Kierkegaard's use of pseudonyms, irony, subtlety, and paradox, among other devices, make reading and analyzing his work especially challenging. Many critics have outlined various methods for Kierkegaard interpretation. Patrick Goold notes that Kierkegaard "writes so as to discourage the lazy reader and to perplex those with an unreflective cast of mind." Goold observes that many critics are often misled by taking Kierkegaard too literally, making his work seem self-refuting, while others mistakenly view his work as entirely ironic. A more appropriate approach, Goold argues, is to identify general themes in Kierkegaard's writings and to observe similarities in the treatments of such themes in order to discern those views that can be regarded as Kierkegaard's own. C. Stephen Evans also discusses three ways to read Kierkegaard: the philosophical approach (which ignores the significance of the pseudonyms); the literary approach (in which the ironic structure undermines the philosophical content); and a combination of the two approaches, which Evans favors. In this approach, Evans argues, the pseudonyms and literary structure are taken seriously. However, Kierkegaard's subversion of traditional philosophical arguments is viewed by Evans as an opportunity for the reader to more freely encounter the text philosophically.
Kierkegaard's views on the nature of existence are also an area of his work that receives much critical attention. Patrick Gardiner reviews Kierkegaard's aesthetic, ethical, and religious modes of existence, describing Kierkegaard's approach as poetic and creative. John D. Caputo analyzes another aspect of Kierkegaard's views on existence. Caputo explains that the traditional philosophical approach, beginning with Plato, takes the side of "thought" and "Being" over "existence" and "becoming." Caputo explains that this traditional view emphasizes a recovery or return to the realm of "primordial Being and pure presence." Kierkegaard, on the other hand, argues for "repetition," or kinesis, that is, forward motion. With repetition, Caputo maintains, eternity is not something lost, but rather, a goal to be attained.
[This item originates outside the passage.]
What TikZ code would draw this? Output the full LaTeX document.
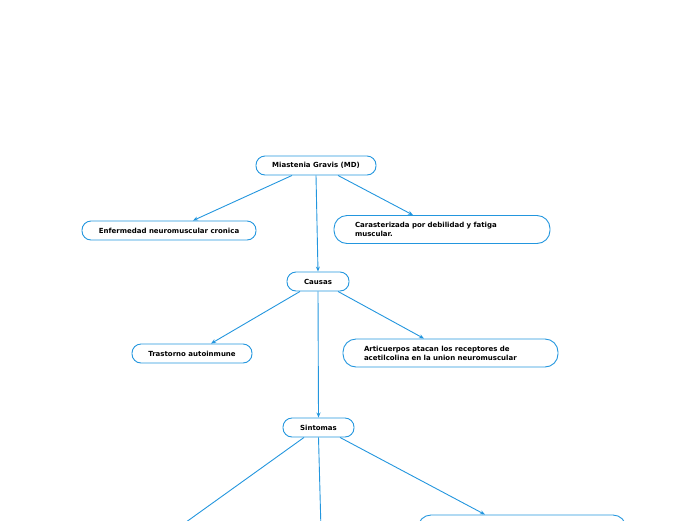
\documentclass[tikz,border=0pt]{standalone}
\usepackage{fontspec}
\setmainfont{DejaVu Sans}
\usetikzlibrary{arrows.meta}
\definecolor{mapblue}{RGB}{35,150,222}
\tikzset{
  topic/.style={draw=mapblue, line width=0.9pt, rounded corners=9pt,
    minimum height=19pt, inner sep=2pt, text=black,
    font=\fontsize{7}{9}\selectfont\bfseries},
  widetopic/.style={topic, rounded corners=13pt, minimum height=28pt,
    align=left, inner xsep=21pt},
  link/.style={draw=mapblue, line width=0.9pt, -{Stealth[length=5pt,width=4pt]}},
  loose/.style={draw=mapblue, line width=0.9pt}
}
\begin{document}
\begin{tikzpicture}[x=1pt,y=-1pt]
  \useasboundingbox (0,0) rectangle (696,520);
  \clip (0,0) rectangle (696,520);
  % nodos
  \node[topic, minimum width=120pt] (mg) at (316,165.5) {Miastenia Gravis (MD)};
  \node[topic, minimum width=174pt] (enf) at (169,230.5) {Enfermedad neuromuscular cronica};
  \node[widetopic, text width=174pt] (car) at (442,229.5)
    {Carasterizada por debilidad y fatiga\\muscular.};
  \node[topic, minimum width=62pt] (cau) at (318,281.5) {Causas};
  \node[topic, minimum width=120pt] (tra) at (192,353.5) {Trastorno autoinmune};
  \node[widetopic, text width=173pt] (art) at (450.5,353)
    {Articuerpos atacan los receptores de\\acetilcolina en la union neuromuscular};
  \node[topic, minimum width=71pt] (sin) at (318.5,427.5) {Sintomas};
  \node[widetopic, text width=166pt] (sde) at (522,529) {};
  % extremos fuera de la hoja
  \coordinate (siz) at (175,530);
  \coordinate (sce) at (321,530);
  % conectores
  \draw[link] ([xshift=-24pt]mg.south) -- ([xshift=24pt]enf.north);
  \draw[link] (mg.south) -- (cau.north);
  \draw[link] ([xshift=22pt]mg.south) -- ([xshift=-29pt]car.north);
  \draw[link] ([xshift=-18pt]cau.south) -- ([xshift=19pt]tra.north);
  \draw[link] (cau.south) -- (sin.north);
  \draw[link] ([xshift=20pt]cau.south) -- ([xshift=-26.5pt]art.north);
  \draw[loose] ([xshift=-14.5pt]sin.south) -- (siz);
  \draw[loose] (sin.south) -- (sce);
  \draw[link] ([xshift=21.5pt]sin.south) -- ([xshift=-37pt]sde.north);
\end{tikzpicture}
\end{document}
In examining Kierkegaard's views on fiction, Gabriel Josipovici reveals some of Kierkegaard's views on existence. Josipovici observes that to Kierkegaard, the world was one of gossip and rumor. When a writer writes, he implies that he has escaped the world of gossip and rumor to reach a transcendental source of authority. Kierkegaard claims that the authority on which most writers write is false; they have attained no such transcendence. Furthermore, Josipovici notes, Kierkegaard contended that an individual's life is "infinitely precious" as one's own and not as part of some larger pattern.
Kierkegaard's beliefs about the nature of existence are closely tied to faith issues. Several critics have analyzed the Kierkegaardian "self" and its relation to God. Sylvia I. Walsh, in her discussion of the "feminine" and "masculine" forms of conscious despair presented in Sygdommen til Døden (1849; The Sickness unto Death), demonstrates that both forms of despair result from an individual straying from the "pathway to selfhood," a path in which self-consciousness and self-analysis leads the way to a relationship with God. C. Stephen Evans studies the way Kierkegaard treated the unconscious in his works and notes in particular the way in which the development of the unconscious self affects one's relationship with God. Evans comments that to Kierkegaard, "all selfhood depends ontologically on God, and genuine selfhood depends on a conscious relation to God, for which individuals may substitute a relation to what is less than God. All of this presupposes a developing 'pre-self,' which is formed through relations with other persons and which is a significant element in the identity of a mature, healthy self." Similarly, Julia Watkin argues that to Kierkegaard, one's relationship to God is so significant that it requires total self-renunciation. Watkin explains that this belief influenced Kierkegaard, especially in his later years, to the point that he could not fully endorse marriage and procreation.